La vida también se aprende jugando
Las aventuras de la niñez, entre juegos al aire libre y pequeñas travesuras, dejaron aprendizajes de resiliencia, creatividad y trabajo en equipo que hoy inspiran la forma de afrontar la vida adulta y el liderazgo profesional.


Crecí hasta los doce años en una colonia donde había campo de sobra. Un terreno baldío podía convertirse en cancha de fútbol en una temporada, o en diamante de béisbol en otra. Siempre había espacio para jugar bicicleta, matado, chicotazo, escondite, cincos, liga… y muchos juegos que nos inventábamos.

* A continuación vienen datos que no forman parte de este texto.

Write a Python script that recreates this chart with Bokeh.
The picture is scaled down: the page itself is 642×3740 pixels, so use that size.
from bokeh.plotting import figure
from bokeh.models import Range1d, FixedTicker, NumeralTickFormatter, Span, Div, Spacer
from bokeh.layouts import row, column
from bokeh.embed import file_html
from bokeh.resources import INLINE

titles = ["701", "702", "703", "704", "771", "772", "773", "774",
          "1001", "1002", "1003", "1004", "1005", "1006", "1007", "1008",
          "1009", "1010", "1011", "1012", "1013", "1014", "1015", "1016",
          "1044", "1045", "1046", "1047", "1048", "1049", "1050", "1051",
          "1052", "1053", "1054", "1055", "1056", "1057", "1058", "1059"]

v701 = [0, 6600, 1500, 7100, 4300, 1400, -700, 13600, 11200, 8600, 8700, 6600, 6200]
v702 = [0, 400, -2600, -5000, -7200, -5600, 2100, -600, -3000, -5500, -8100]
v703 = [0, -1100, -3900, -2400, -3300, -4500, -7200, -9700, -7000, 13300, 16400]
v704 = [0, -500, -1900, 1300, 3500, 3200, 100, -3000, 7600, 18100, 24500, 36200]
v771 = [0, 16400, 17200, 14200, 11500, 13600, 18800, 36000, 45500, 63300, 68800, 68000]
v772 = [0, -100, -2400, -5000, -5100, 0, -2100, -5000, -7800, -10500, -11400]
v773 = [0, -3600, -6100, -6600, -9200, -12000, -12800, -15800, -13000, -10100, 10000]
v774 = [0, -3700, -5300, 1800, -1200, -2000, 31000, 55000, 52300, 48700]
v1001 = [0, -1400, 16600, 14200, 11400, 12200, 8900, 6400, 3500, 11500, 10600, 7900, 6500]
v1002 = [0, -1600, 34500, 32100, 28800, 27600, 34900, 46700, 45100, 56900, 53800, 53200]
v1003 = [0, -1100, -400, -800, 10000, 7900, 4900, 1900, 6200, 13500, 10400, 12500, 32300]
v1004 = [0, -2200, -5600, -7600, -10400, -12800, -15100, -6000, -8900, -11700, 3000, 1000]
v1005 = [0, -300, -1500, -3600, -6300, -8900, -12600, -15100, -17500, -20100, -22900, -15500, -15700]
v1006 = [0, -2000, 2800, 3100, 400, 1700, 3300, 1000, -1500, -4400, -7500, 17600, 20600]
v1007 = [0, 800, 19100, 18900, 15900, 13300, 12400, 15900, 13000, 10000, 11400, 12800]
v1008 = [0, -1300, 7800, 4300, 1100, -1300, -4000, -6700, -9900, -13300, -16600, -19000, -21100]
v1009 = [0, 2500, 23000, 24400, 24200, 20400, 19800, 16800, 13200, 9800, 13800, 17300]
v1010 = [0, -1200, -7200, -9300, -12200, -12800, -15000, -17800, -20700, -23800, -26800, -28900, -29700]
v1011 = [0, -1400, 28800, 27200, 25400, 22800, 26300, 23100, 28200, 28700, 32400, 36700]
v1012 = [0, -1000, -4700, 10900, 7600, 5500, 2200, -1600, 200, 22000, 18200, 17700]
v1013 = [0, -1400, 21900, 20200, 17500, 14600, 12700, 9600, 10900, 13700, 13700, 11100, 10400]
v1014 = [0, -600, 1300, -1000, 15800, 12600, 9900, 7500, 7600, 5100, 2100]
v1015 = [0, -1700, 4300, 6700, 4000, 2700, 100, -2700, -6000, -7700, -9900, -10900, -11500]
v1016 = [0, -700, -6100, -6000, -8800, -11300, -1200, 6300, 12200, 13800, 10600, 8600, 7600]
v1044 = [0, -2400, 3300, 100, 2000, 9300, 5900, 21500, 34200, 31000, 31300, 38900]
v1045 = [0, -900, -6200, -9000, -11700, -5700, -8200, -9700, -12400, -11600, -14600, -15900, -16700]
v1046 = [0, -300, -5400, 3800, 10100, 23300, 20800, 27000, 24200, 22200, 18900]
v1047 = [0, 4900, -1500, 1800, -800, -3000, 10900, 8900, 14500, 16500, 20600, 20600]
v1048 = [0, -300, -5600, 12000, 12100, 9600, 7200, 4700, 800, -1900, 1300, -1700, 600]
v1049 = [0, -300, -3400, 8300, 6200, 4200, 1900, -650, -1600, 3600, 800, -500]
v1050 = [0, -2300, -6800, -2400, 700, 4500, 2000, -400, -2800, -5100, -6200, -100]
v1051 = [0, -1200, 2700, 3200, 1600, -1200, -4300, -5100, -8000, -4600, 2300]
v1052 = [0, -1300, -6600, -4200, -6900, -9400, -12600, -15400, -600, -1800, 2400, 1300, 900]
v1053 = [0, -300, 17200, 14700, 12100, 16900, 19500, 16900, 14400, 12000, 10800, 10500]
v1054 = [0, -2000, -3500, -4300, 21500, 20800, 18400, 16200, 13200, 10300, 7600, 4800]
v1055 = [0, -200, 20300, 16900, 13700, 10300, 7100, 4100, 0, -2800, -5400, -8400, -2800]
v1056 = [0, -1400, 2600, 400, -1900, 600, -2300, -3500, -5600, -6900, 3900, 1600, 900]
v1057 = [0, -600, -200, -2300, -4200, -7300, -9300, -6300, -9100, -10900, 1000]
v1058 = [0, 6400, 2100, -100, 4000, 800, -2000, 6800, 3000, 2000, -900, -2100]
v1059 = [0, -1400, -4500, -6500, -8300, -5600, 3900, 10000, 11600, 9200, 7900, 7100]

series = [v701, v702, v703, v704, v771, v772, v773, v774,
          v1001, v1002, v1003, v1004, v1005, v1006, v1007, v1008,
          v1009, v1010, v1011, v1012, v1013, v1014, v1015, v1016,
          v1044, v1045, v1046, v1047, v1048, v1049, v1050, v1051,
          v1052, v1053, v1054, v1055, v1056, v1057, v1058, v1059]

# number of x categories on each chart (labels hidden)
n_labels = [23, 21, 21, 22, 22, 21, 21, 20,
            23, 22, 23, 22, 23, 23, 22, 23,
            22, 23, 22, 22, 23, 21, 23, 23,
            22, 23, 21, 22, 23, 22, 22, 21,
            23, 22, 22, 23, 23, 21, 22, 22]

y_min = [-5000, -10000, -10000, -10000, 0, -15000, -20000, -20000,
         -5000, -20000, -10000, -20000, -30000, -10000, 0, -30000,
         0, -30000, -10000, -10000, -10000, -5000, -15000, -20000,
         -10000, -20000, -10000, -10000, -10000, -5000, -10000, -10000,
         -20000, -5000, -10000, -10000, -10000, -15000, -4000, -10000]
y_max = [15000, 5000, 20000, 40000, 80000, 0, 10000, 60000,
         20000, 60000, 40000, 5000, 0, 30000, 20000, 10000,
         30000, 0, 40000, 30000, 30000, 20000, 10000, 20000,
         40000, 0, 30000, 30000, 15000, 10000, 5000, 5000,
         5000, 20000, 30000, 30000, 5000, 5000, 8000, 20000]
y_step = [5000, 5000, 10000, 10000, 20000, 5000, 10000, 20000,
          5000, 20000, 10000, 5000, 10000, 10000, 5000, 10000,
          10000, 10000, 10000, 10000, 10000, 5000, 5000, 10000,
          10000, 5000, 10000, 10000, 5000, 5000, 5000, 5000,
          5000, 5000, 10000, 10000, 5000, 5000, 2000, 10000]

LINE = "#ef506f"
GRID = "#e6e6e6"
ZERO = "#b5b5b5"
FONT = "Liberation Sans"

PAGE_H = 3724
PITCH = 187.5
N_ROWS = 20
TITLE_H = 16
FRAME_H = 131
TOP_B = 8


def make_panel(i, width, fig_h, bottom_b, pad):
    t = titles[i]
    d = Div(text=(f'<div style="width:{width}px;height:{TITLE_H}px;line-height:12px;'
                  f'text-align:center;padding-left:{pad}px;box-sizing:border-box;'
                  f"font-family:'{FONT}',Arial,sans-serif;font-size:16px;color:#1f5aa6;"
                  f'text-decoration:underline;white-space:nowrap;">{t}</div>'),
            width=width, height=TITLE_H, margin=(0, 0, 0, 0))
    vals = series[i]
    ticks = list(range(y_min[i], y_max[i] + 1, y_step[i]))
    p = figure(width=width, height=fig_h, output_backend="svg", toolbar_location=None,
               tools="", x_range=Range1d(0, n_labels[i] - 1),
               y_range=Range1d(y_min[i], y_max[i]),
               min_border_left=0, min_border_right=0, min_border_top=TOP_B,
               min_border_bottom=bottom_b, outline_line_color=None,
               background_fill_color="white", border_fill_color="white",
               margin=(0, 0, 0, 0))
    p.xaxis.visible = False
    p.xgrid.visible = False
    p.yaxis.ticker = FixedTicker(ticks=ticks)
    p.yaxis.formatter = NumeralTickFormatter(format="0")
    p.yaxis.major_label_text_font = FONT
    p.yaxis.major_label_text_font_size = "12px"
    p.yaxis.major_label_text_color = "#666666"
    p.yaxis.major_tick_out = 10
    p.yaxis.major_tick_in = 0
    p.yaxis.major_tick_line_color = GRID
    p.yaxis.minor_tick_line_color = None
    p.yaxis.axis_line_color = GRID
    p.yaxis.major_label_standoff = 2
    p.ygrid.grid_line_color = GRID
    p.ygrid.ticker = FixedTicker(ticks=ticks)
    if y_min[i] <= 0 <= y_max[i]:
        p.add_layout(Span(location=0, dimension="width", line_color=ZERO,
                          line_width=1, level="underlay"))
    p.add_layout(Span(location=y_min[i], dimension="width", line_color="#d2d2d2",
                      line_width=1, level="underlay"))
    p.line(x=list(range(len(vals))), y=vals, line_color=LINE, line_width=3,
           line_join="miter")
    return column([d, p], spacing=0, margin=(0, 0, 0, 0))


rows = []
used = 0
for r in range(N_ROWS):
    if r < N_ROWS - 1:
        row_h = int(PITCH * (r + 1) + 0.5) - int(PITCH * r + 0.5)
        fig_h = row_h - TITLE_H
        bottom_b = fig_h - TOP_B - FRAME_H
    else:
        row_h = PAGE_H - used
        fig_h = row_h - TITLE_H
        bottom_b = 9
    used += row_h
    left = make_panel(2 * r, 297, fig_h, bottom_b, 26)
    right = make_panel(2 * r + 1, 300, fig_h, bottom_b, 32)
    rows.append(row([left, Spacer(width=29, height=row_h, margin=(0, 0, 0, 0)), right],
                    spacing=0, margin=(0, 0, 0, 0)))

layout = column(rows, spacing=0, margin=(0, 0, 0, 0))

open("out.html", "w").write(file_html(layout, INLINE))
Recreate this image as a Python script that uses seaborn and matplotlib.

A veces, más atrevidos de la cuenta y sin permiso de nuestros papás, nos íbamos al barranco. Ahora lo pienso y me da miedo imaginar que mis hijos hicieran esa travesura, pero en ese tiempo no conocíamos la dimensión del peligro.
Por buena o mala suerte, no conocí otra tecnología más que la radio y la televisión. Me encantaban, pero la mayor parte del tiempo estábamos afuera jugando y sin saberlo, aprendiendo a vivir.
Una frase que uso mucho ahora es “sacudirse el polvo de las rodillas y seguir adelante”. No tengo idea de cuántas veces me caí de la bicicleta y me raspé, pero no había tiempo de quedarse llorando. Me levantaba, me sacudía, lloraba si hacía falta… y volvía a intentarlo. Si la primera caída me hubiera detenido, nunca habría aprendido a manejarla ni habría sentido esa libertad de andar a toda velocidad por el campo.
Otra aventura de esos años fue subirme a los árboles. Lo hacía a escondidas, porque a mis abuelos no les gustaba que lo hiciera. Pero yo me trepaba igual. Subir una rama más alta requería valor. También aprender a calcular hasta dónde sí, y hasta dónde ya no. Nunca me caí, pero tampoco me animé a pasar ese punto en que el miedo ya era un aviso.
Hoy, cuando recuerdo eso, pienso en cuántas veces en la vida adulta una también tiene que decidir: ¿me animo a subir un poco más?
También me encantaba ir al río, cerca de la casa de mis abuelos. Para llegar a la posa más limpia, había que bajar por un caminito entre árboles. Ahí conocí los nacimientos de agua, el sabor a tierra del agua que brota de la piedra, los frutos que cambiaban con la temporada.
Caminábamos en grupo, con mis primos. Aunque era un lugar algo solitario, yo me sentía segura. Éramos un equipo.
Ya en el agua, había que tener cuidado: las piedras resbalaban, a veces había espinas o animales raros. Y el agua era helada. Yo no sabía nadar, así que aprendí a meterme al agua con todos los sentidos atentos. Confiaba en que mis primos me cuidarían.
Era buena con la puntería. Me encantaban los cincos y uno de meter una pelotita en algo profundo a distintas distancias. Me iba bien en esos. Tal vez porque me concentraba, o porque practicaba mucho. Sin saberlo, esos juegos me enseñaron enfoque, paciencia, constancia.
Uno de mis juegos favoritos era una casita de muñecas. Pasaba horas diseñando muebles miniatura. Inventaba con lo que encontraba: tapitas, retazos, pedacitos de lo que fuera. No sabía que eso también era una forma de crear, imaginar, resolver con lo que se tiene a mano. Hoy le llamamos creatividad.
A veces creo que muchas de las cosas importantes que sé hoy —cómo levantarme después de caer, cómo tomar decisiones, cómo confiar en otros, cómo animarme, aunque dé miedo— las aprendí antes de los doce. Jugando. Sin saber que estaba aprendiendo.
Y aunque crecí sin pantallas, hoy uso la tecnología a diario: es parte de mi trabajo, de mi desarrollo, de mi forma de aportar a otros. Pero lo que me sostiene viene de más atrás. De haber aprendido a resolver sin recursos, a trabajar en equipo en la orilla de un río, a mantener la atención plena cuando el terreno era resbaloso. La vida adulta, el liderazgo, incluso el éxito profesional, requieren justamente eso: enfoque, resiliencia, intuición.